** Start of Provided records **

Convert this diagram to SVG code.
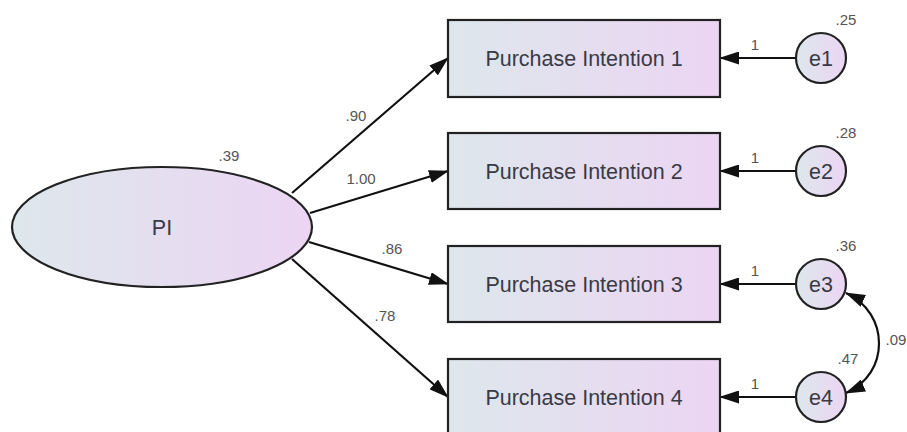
<svg xmlns="http://www.w3.org/2000/svg" width="907" height="432" viewBox="0 0 907 432">
<style>
.shape{stroke:#222;stroke-width:2.2}
.name{font-family:"Liberation Sans",Arial,sans-serif;font-size:21.5px;fill:#3a3a44;text-anchor:middle;dominant-baseline:central}
.num{font-family:"Liberation Sans",Arial,sans-serif;font-size:15px;fill:#555;text-anchor:middle;dominant-baseline:central}
.conn{stroke:#111;stroke-width:2.2;fill:none}
</style>
<defs>
<linearGradient id="g" x1="0" y1="0" x2="1" y2="0">
<stop offset="0" stop-color="#dde7ec"/>
<stop offset="1" stop-color="#ecd5f3"/>
</linearGradient>
<marker id="ah" markerUnits="userSpaceOnUse" markerWidth="20" markerHeight="13" refX="19" refY="6.5" orient="auto-start-reverse" viewBox="0 0 20 13">
<path d="M0,0 L20,6.5 L0,13 z" fill="#111"/>
</marker>
</defs>
<rect width="907" height="432" fill="#fff"/>
<g id="connectors">
<line class="conn" x1="292" y1="193" x2="448" y2="58" marker-end="url(#ah)"/>
<line class="conn" x1="310" y1="213" x2="448" y2="171" marker-end="url(#ah)"/>
<line class="conn" x1="309" y1="242" x2="448" y2="284" marker-end="url(#ah)"/>
<line class="conn" x1="292" y1="259" x2="448" y2="397" marker-end="url(#ah)"/>
<line class="conn" x1="795" y1="58" x2="720" y2="58" marker-end="url(#ah)"/>
<line class="conn" x1="795" y1="171" x2="720" y2="171" marker-end="url(#ah)"/>
<line class="conn" x1="795" y1="284" x2="720" y2="284" marker-end="url(#ah)"/>
<line class="conn" x1="795" y1="397" x2="720" y2="397" marker-end="url(#ah)"/>
<path class="conn" d="M846,293 C890,313 890,374 846,393" marker-start="url(#ah)" marker-end="url(#ah)"/>
<text class="num" x="356" y="115">.90</text>
<text class="num" x="361" y="178">1.00</text>
<text class="num" x="392" y="248">.86</text>
<text class="num" x="385" y="315">.78</text>
<text class="num" x="755" y="44">1</text>
<text class="num" x="755" y="157">1</text>
<text class="num" x="755" y="270">1</text>
<text class="num" x="755" y="383">1</text>
<text class="num" x="896" y="339">.09</text>
</g>
<g id="PI">
<ellipse class="shape" cx="162" cy="227" rx="150" ry="60" fill="url(#g)"/>
<text class="name" x="162" y="228">PI</text>
<text class="num" x="229" y="155">.39</text>
</g>
<g id="PI1">
<rect class="shape" x="448" y="20" width="272" height="77" fill="url(#g)"/>
<text class="name" x="584" y="59">Purchase Intention 1</text>
</g>
<g id="PI2">
<rect class="shape" x="448" y="133" width="272" height="76" fill="url(#g)"/>
<text class="name" x="584" y="172">Purchase Intention 2</text>
</g>
<g id="PI3">
<rect class="shape" x="448" y="246" width="272" height="76" fill="url(#g)"/>
<text class="name" x="584" y="285">Purchase Intention 3</text>
</g>
<g id="PI4">
<rect class="shape" x="448" y="359" width="272" height="77" fill="url(#g)"/>
<text class="name" x="584" y="398">Purchase Intention 4</text>
</g>
<g id="e1">
<circle class="shape" cx="821" cy="58" r="25" fill="url(#g)"/>
<text class="name" x="821" y="59">e1</text>
<text class="num" x="846" y="19">.25</text>
</g>
<g id="e2">
<circle class="shape" cx="821" cy="171" r="25" fill="url(#g)"/>
<text class="name" x="821" y="172">e2</text>
<text class="num" x="846" y="132">.28</text>
</g>
<g id="e3">
<circle class="shape" cx="821" cy="284" r="25" fill="url(#g)"/>
<text class="name" x="821" y="285">e3</text>
<text class="num" x="846" y="245">.36</text>
</g>
<g id="e4">
<circle class="shape" cx="821" cy="397" r="25" fill="url(#g)"/>
<text class="name" x="821" y="398">e4</text>
<text class="num" x="848" y="358">.47</text>
</g>
</svg>
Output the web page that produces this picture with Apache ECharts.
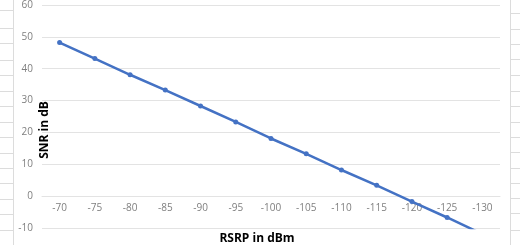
<!DOCTYPE html>
<html>
<head>
<meta charset="utf-8">
<style>html,body{margin:0;padding:0;background:#fff}#c{width:520px;height:245px}</style>
<script src="https://cdn.jsdelivr.net/npm/echarts@6/dist/echarts.min.js"></script>
</head>
<body>
<div id="c"></div>
<script>
const categories = ['-70','-75','-80','-85','-90','-95','-100','-105','-110','-115','-120','-125','-130'];
const snrValues = [48.2, 43.2, 38.1, 33.3, 28.3, 23.3, 18.1, 13.3, 8.2, 3.4, -1.7, -6.7, -11.9];
const yTicks = {min: -10, max: 60, interval: 10};
const xTitle = 'RSRP in dBm';
const yTitle = 'SNR in dB';

const chart = echarts.init(document.getElementById('c'), null, {renderer: 'canvas'});

// spreadsheet cell borders at left and right edges (background decoration)
const deco = [];
const cellRowsLeft = [10, 28, 43, 60, 75, 91, 106, 122, 137, 153, 168, 183, 199, 214, 230];
const cellRowsRight = [13, 29, 44, 59, 75, 91, 106, 122, 137, 152, 168, 183, 198, 213, 230];
deco.push({type:'line', shape:{x1:13.5,y1:0,x2:13.5,y2:245}, style:{stroke:'#dcdcdc',lineWidth:1}, silent:true});
deco.push({type:'line', shape:{x1:510.5,y1:0,x2:510.5,y2:245}, style:{stroke:'#dcdcdc',lineWidth:1}, silent:true});
cellRowsLeft.forEach(y => deco.push({type:'line', shape:{x1:0,y1:y+0.5,x2:13,y2:y+0.5}, style:{stroke:'#dcdcdc',lineWidth:1}, silent:true}));
cellRowsRight.forEach(y => deco.push({type:'line', shape:{x1:511,y1:y+0.5,x2:520,y2:y+0.5}, style:{stroke:'#dcdcdc',lineWidth:1}, silent:true}));

deco.push({type:'text', z:10, x:257, y:239,
  style:{text:xTitle, font:'bold 12px "Open Sans", "Noto Sans", sans-serif', fill:'#000', textAlign:'center', textVerticalAlign:'middle'}});
deco.push({type:'text', z:10, x:45, y:130, rotation:Math.PI/2,
  style:{text:yTitle, font:'bold 12px "Open Sans", "Noto Sans", sans-serif', fill:'#000', textAlign:'center', textVerticalAlign:'middle'}});

const gridBottom = 17;
chart.setOption({
  animation:false,
  grid:{left:42, right:20, top:5, bottom:gridBottom, containLabel:false},
  xAxis:{
    type:'category', data:categories, boundaryGap:true, position:'bottom',
    axisLine:{show:true, onZero:false, lineStyle:{color:'#e3e3e3', width:1}},
    axisTick:{show:false},
    axisLabel:{color:'#7f7f7f', fontSize:10, margin:7, fontFamily:'"Open Sans", "Noto Sans", sans-serif'},
    splitLine:{show:false}
  },
  yAxis:{
    type:'value', min:yTicks.min, max:yTicks.max, interval:yTicks.interval,
    axisLine:{show:false}, axisTick:{show:false},
    axisLabel:{color:'#7f7f7f', fontSize:10, margin:9, fontFamily:'"Open Sans", "Noto Sans", sans-serif'},
    splitLine:{lineStyle:{color:'#e3e3e3', width:1}}
  },
  series:[{
    type:'line', data:snrValues,
    symbol:'circle', symbolSize:5,
    lineStyle:{color:'#4472c4', width:2.5},
    itemStyle:{color:'#4472c4'}
  }],
  graphic: deco
});
// move the category axis up so it crosses the value axis at 0
const zeroY = chart.convertToPixel({yAxisIndex:0}, 0);
const bottomY = chart.convertToPixel({yAxisIndex:0}, yTicks.min);
chart.setOption({xAxis:{offset: -(bottomY - zeroY)}});
</script>
</body>
</html>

** End of Provided records **

Retype every entry verbatim and exclude the pictures from the copy.

Convert this diagram to SVG code.
<svg xmlns="http://www.w3.org/2000/svg" width="907" height="432" viewBox="0 0 907 432">
<style>
.shape{stroke:#222;stroke-width:2.2}
.name{font-family:"Liberation Sans",Arial,sans-serif;font-size:21.5px;fill:#3a3a44;text-anchor:middle;dominant-baseline:central}
.num{font-family:"Liberation Sans",Arial,sans-serif;font-size:15px;fill:#555;text-anchor:middle;dominant-baseline:central}
.conn{stroke:#111;stroke-width:2.2;fill:none}
</style>
<defs>
<linearGradient id="g" x1="0" y1="0" x2="1" y2="0">
<stop offset="0" stop-color="#dde7ec"/>
<stop offset="1" stop-color="#ecd5f3"/>
</linearGradient>
<marker id="ah" markerUnits="userSpaceOnUse" markerWidth="20" markerHeight="13" refX="19" refY="6.5" orient="auto-start-reverse" viewBox="0 0 20 13">
<path d="M0,0 L20,6.5 L0,13 z" fill="#111"/>
</marker>
</defs>
<rect width="907" height="432" fill="#fff"/>
<g id="connectors">
<line class="conn" x1="292" y1="193" x2="448" y2="58" marker-end="url(#ah)"/>
<line class="conn" x1="310" y1="213" x2="448" y2="171" marker-end="url(#ah)"/>
<line class="conn" x1="309" y1="242" x2="448" y2="284" marker-end="url(#ah)"/>
<line class="conn" x1="292" y1="259" x2="448" y2="397" marker-end="url(#ah)"/>
<line class="conn" x1="795" y1="58" x2="720" y2="58" marker-end="url(#ah)"/>
<line class="conn" x1="795" y1="171" x2="720" y2="171" marker-end="url(#ah)"/>
<line class="conn" x1="795" y1="284" x2="720" y2="284" marker-end="url(#ah)"/>
<line class="conn" x1="795" y1="397" x2="720" y2="397" marker-end="url(#ah)"/>
<path class="conn" d="M846,293 C890,313 890,374 846,393" marker-start="url(#ah)" marker-end="url(#ah)"/>
<text class="num" x="356" y="115">.90</text>
<text class="num" x="361" y="178">1.00</text>
<text class="num" x="392" y="248">.86</text>
<text class="num" x="385" y="315">.78</text>
<text class="num" x="755" y="44">1</text>
<text class="num" x="755" y="157">1</text>
<text class="num" x="755" y="270">1</text>
<text class="num" x="755" y="383">1</text>
<text class="num" x="896" y="339">.09</text>
</g>
<g id="PI">
<ellipse class="shape" cx="162" cy="227" rx="150" ry="60" fill="url(#g)"/>
<text class="name" x="162" y="228">PI</text>
<text class="num" x="229" y="155">.39</text>
</g>
<g id="PI1">
<rect class="shape" x="448" y="20" width="272" height="77" fill="url(#g)"/>
<text class="name" x="584" y="59">Purchase Intention 1</text>
</g>
<g id="PI2">
<rect class="shape" x="448" y="133" width="272" height="76" fill="url(#g)"/>
<text class="name" x="584" y="172">Purchase Intention 2</text>
</g>
<g id="PI3">
<rect class="shape" x="448" y="246" width="272" height="76" fill="url(#g)"/>
<text class="name" x="584" y="285">Purchase Intention 3</text>
</g>
<g id="PI4">
<rect class="shape" x="448" y="359" width="272" height="77" fill="url(#g)"/>
<text class="name" x="584" y="398">Purchase Intention 4</text>
</g>
<g id="e1">
<circle class="shape" cx="821" cy="58" r="25" fill="url(#g)"/>
<text class="name" x="821" y="59">e1</text>
<text class="num" x="846" y="19">.25</text>
</g>
<g id="e2">
<circle class="shape" cx="821" cy="171" r="25" fill="url(#g)"/>
<text class="name" x="821" y="172">e2</text>
<text class="num" x="846" y="132">.28</text>
</g>
<g id="e3">
<circle class="shape" cx="821" cy="284" r="25" fill="url(#g)"/>
<text class="name" x="821" y="285">e3</text>
<text class="num" x="846" y="245">.36</text>
</g>
<g id="e4">
<circle class="shape" cx="821" cy="397" r="25" fill="url(#g)"/>
<text class="name" x="821" y="398">e4</text>
<text class="num" x="848" y="358">.47</text>
</g>
</svg>
Output the web page that produces this picture with Apache ECharts.
<!DOCTYPE html>
<html>
<head>
<meta charset="utf-8">
<style>html,body{margin:0;padding:0;background:#fff}#c{width:520px;height:245px}</style>
<script src="https://cdn.jsdelivr.net/npm/echarts@6/dist/echarts.min.js"></script>
</head>
<body>
<div id="c"></div>
<script>
const categories = ['-70','-75','-80','-85','-90','-95','-100','-105','-110','-115','-120','-125','-130'];
const snrValues = [48.2, 43.2, 38.1, 33.3, 28.3, 23.3, 18.1, 13.3, 8.2, 3.4, -1.7, -6.7, -11.9];
const yTicks = {min: -10, max: 60, interval: 10};
const xTitle = 'RSRP in dBm';
const yTitle = 'SNR in dB';

const chart = echarts.init(document.getElementById('c'), null, {renderer: 'canvas'});

// spreadsheet cell borders at left and right edges (background decoration)
const deco = [];
const cellRowsLeft = [10, 28, 43, 60, 75, 91, 106, 122, 137, 153, 168, 183, 199, 214, 230];
const cellRowsRight = [13, 29, 44, 59, 75, 91, 106, 122, 137, 152, 168, 183, 198, 213, 230];
deco.push({type:'line', shape:{x1:13.5,y1:0,x2:13.5,y2:245}, style:{stroke:'#dcdcdc',lineWidth:1}, silent:true});
deco.push({type:'line', shape:{x1:510.5,y1:0,x2:510.5,y2:245}, style:{stroke:'#dcdcdc',lineWidth:1}, silent:true});
cellRowsLeft.forEach(y => deco.push({type:'line', shape:{x1:0,y1:y+0.5,x2:13,y2:y+0.5}, style:{stroke:'#dcdcdc',lineWidth:1}, silent:true}));
cellRowsRight.forEach(y => deco.push({type:'line', shape:{x1:511,y1:y+0.5,x2:520,y2:y+0.5}, style:{stroke:'#dcdcdc',lineWidth:1}, silent:true}));

deco.push({type:'text', z:10, x:257, y:239,
  style:{text:xTitle, font:'bold 12px "Open Sans", "Noto Sans", sans-serif', fill:'#000', textAlign:'center', textVerticalAlign:'middle'}});
deco.push({type:'text', z:10, x:45, y:130, rotation:Math.PI/2,
  style:{text:yTitle, font:'bold 12px "Open Sans", "Noto Sans", sans-serif', fill:'#000', textAlign:'center', textVerticalAlign:'middle'}});

const gridBottom = 17;
chart.setOption({
  animation:false,
  grid:{left:42, right:20, top:5, bottom:gridBottom, containLabel:false},
  xAxis:{
    type:'category', data:categories, boundaryGap:true, position:'bottom',
    axisLine:{show:true, onZero:false, lineStyle:{color:'#e3e3e3', width:1}},
    axisTick:{show:false},
    axisLabel:{color:'#7f7f7f', fontSize:10, margin:7, fontFamily:'"Open Sans", "Noto Sans", sans-serif'},
    splitLine:{show:false}
  },
  yAxis:{
    type:'value', min:yTicks.min, max:yTicks.max, interval:yTicks.interval,
    axisLine:{show:false}, axisTick:{show:false},
    axisLabel:{color:'#7f7f7f', fontSize:10, margin:9, fontFamily:'"Open Sans", "Noto Sans", sans-serif'},
    splitLine:{lineStyle:{color:'#e3e3e3', width:1}}
  },
  series:[{
    type:'line', data:snrValues,
    symbol:'circle', symbolSize:5,
    lineStyle:{color:'#4472c4', width:2.5},
    itemStyle:{color:'#4472c4'}
  }],
  graphic: deco
});
// move the category axis up so it crosses the value axis at 0
const zeroY = chart.convertToPixel({yAxisIndex:0}, 0);
const bottomY = chart.convertToPixel({yAxisIndex:0}, yTicks.min);
chart.setOption({xAxis:{offset: -(bottomY - zeroY)}});
</script>
</body>
</html>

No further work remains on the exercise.